The most challenging question regarding the relationship between the DSA and the copyright acquis concerns “online content sharing service providers” (OCSSPs), which are subject to the lex specialis regime of Art. 17 of the Copyright in the Digital Single Market Directive (CDSMD). There are two categories of rules in the DSA that will apply to OCSSPs’ copyright moderation activities, namely DSA rules regulating matters not addressed in Art. 17 CDSMD, and DSA rules on issues that Art. 17 CDSMD touches upon but in relation to which it is not as detailed as the DSA and leaves Members States with a margin of discretion. As an example for the latter scenario, we show that the copyright concept of “a sufficiently substantiated notice” to trigger takedown will arguably be subject to the more specific rules on notice and action mechanisms under Art. 14 DSA.

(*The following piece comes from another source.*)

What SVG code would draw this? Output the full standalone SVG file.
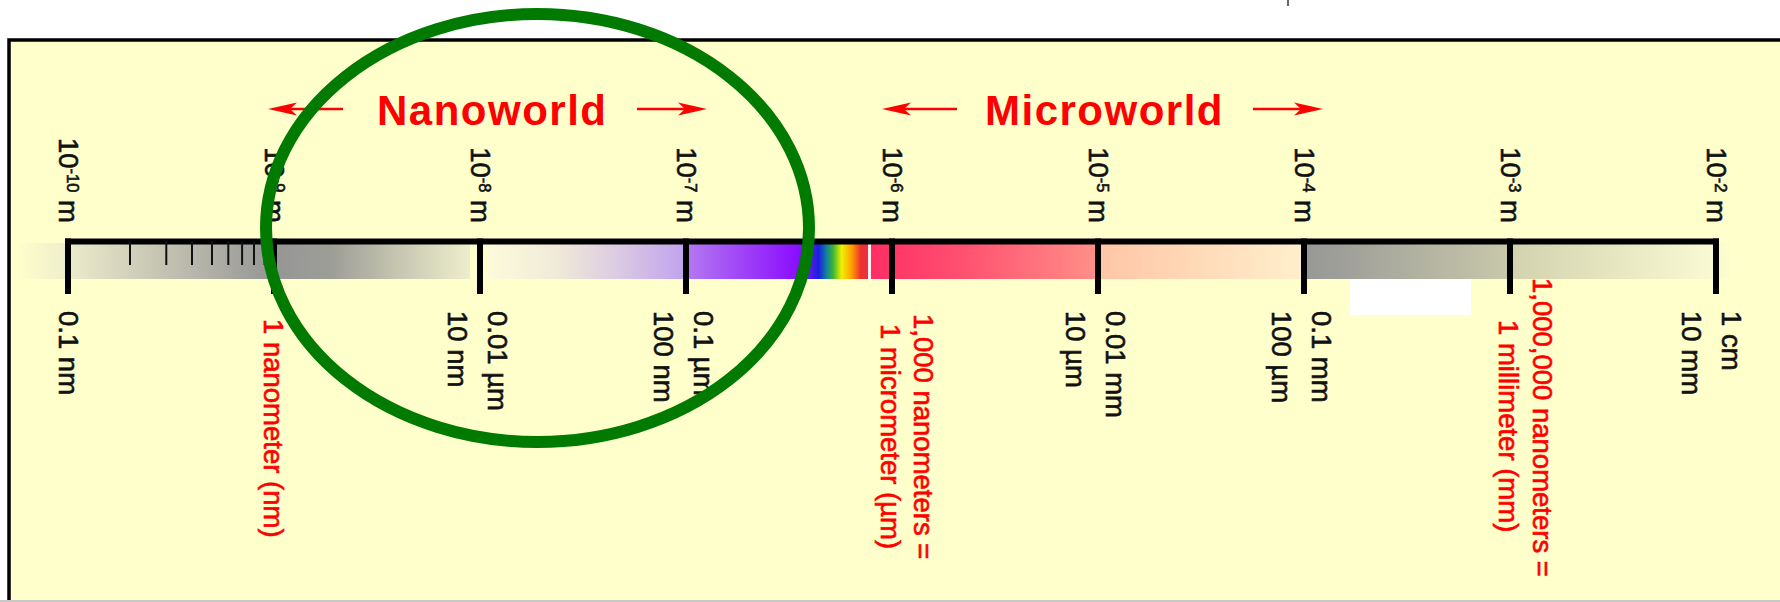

A critical assessment of selected DSA provisions from the perspective of EU copyright law reveals several issues that deserve attention in the ongoing legislative process:
- The status of search engine providers as addressees of the DSA should be clarified. It is submitted that the DSA should be complemented with tailor-made, medium-level due diligence obligations for search engines.
- The DSA definition of what dissemination of information counts as “public” differs from that of the copyright acquis. To ensure consistency, Art. 2(h) DSA could incorporate the more flexible and functional concept of “public” as developed in the case law of the CJEU concerning the right of communication to the public.
- Regarding the legality of preventive, in particular automated content moderation activities, we call for a consideration of the fundamental rights concerns raised both by the Commission and Advocate General Saugmandsgaard Øe in the context of Art. 17 CDSMD.
- The implementation and enforcement Chapters of the DSA also deserve reconsideration when looked at from a copyright perspective.
- The enforcement provisions of the DSA do not address the interests of all actors involved in a balanced, symmetric way, and we suggest several measures to ensure effective representation of uploaders, inter alia by recognising Trusted Content Creator initiatives as counterparts to Trusted Flaggers (Art. 19 DSA).
- It should be clarified that copyright infringements do not justify a temporary restriction of access to a service under Art. 41(3)(b) DSA.
- We call for a clarification whether the DSA regulates the enforcement of intermediaries’ obligations conclusively or whether a failure of an intermediary to comply with the DSA can trigger private claims on other legal grounds including general tort and unfair competition law.